The Nepali parliament passed a Bill on 8 August criminalising religious conversion and the ‘hurting of religious sentiment’. It is expected to become law once the approval of the president has been given.
The ‘Bill designed to amend and integrate prevalent laws relating to Criminal Offense’ was registered in parliament on 15 October 2014 and passed on 8 August 2017. However, there are concerns that these clauses could be used to target religious minorities, as occurred in the Charikot case in June 2016, when eight Nepali Christians were charged with attempting to convert children after sharing a comic book on the story of Jesus.
Human rights defenders in Nepal are calling for the Bill to be amended as it restricts *freedom of expression and freedom of religion or belief. Religious conversion is also curtailed in Article 26 (3) of Nepal’s constitution, which was used in the Charikot trial.
Kiri Kankhwende, Senior Press Officer at Christian Solidarity Worldwide (CSW), said: “We are deeply concerned that if this Bill becomes law, we will see more cases like Charikot and further restrictions on the right to freedom of religion or belief in Nepal. The lesson from India is that anti-conversion laws not only restrict the rights of an individual to adopt a religion of their choice, but also put religious minority communities at risk of hostility and violence.”
The wording of Clause 158 of section 9 of the Bill, which criminalises the ‘hurting of religious sentiment’, is similar to the blasphemy laws in Pakistan, which make it a criminal offence to insult another’s religion. These laws are poorly defined and widely misused to settle personal scores, to target religious minorities or to further extremist agendas. Decades of misuse of the blasphemy laws have resulted in a situation where even voicing disagreement with these laws can lead to violence.
The provisions of Clause 160 in section 9 of the Bill, which restrict religious conversion, could be invoked against a wide range of legitimate expressions of religion or belief, including the charitable activities of religious groups, or merely speaking about one’s faith, which risk being portrayed as attempts to convert others. Similar anti-conversion laws in force in neighboring Burma and in six Indian states have been misused to foster social intolerance and violence towards peaceful religious activities, and to falsely accuse religious minorities - especially Muslims and Christians - of forcefully converting others.

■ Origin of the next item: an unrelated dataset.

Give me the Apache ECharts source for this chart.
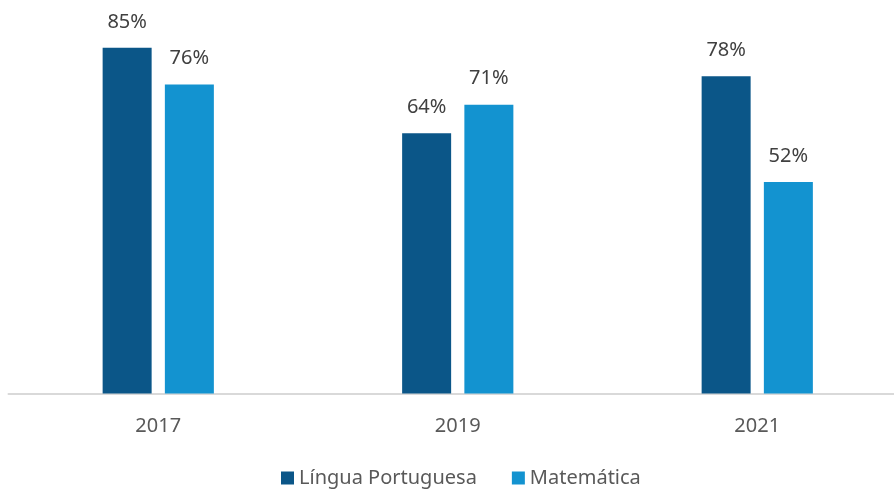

On 10 August, Lokmani Dhakal MP of the Janjagaran party of Nepal, requested the removal of the sections criminalising religious conversion and said: “It seems very clear to me that this country when preparing the civil code has forgotten it is a signatory to international treaties that protect the freedom of religion and human rights… please don’t let it be possible for the world to say of Nepal that we are the kind of nation that on the one hand signs international treaties but when making internal laws and in implementing them, does something else.”
Kiri Kankhwende added: “CSW stands with human rights defenders in Nepal in calling for these clauses to be removed from the Bill as they are incompatible with Nepal’s commitment to uphold the rights of freedom of religion or belief and freedom of expression, as a signatory of the International Covenant on Civil and Political Rights.”
Notes to Editors:
1. Clause 158 of section 9 of the ‘Bill designed to amend and integrate prevalent laws relating to Criminal Offense’ states that:
1. Nobody should hurt the religious sentiment of any caste, ethnic community or class by writing, through voice/talk or by a shape or symbol or in any other such manner.
2. Anyone committing the offense as per sub-clause (1) shall face up to two years of imprisonment and a fine of up to twenty thousand rupees.
2. Clause
160 of section 9 of the ‘Bill
designed to amend and integrate prevalent laws relating to Criminal Offense’ states
that:
1. Nobody should convert the religion of another person or indulge in such act or encourage such an act.
2. Nobody should indulge in any act or conduct so as to undermine the religion, faith or belief that any caste, ethnic group or community has been observing since sanatan [eternal] times or to jeopardize it with or without any incitement to convert to any other religion, or preach such religion or faith with any such intention.
3. Anyone committing the offense as per sub-clause (1) and (2) shall face up to five years of imprisonment and fine of up to fifty thousand rupees.
4. If a foreigner is found to have committed the crime as per sub-clause (1) and (2), he/she will have to be sent out of Nepal within seven days of completion of the sentence as per this clause.
3. Article 26 (3) of Nepal’s constitution which was promulgated in September 2015, which was used in the Charikot incident also curtails religious conversion. The clause states: No person shall, in the exercise of the right conferred by this article…convert another person from one religion to another or any act or conduct that may jeopardize other’s religion and such act shall be punishable by law.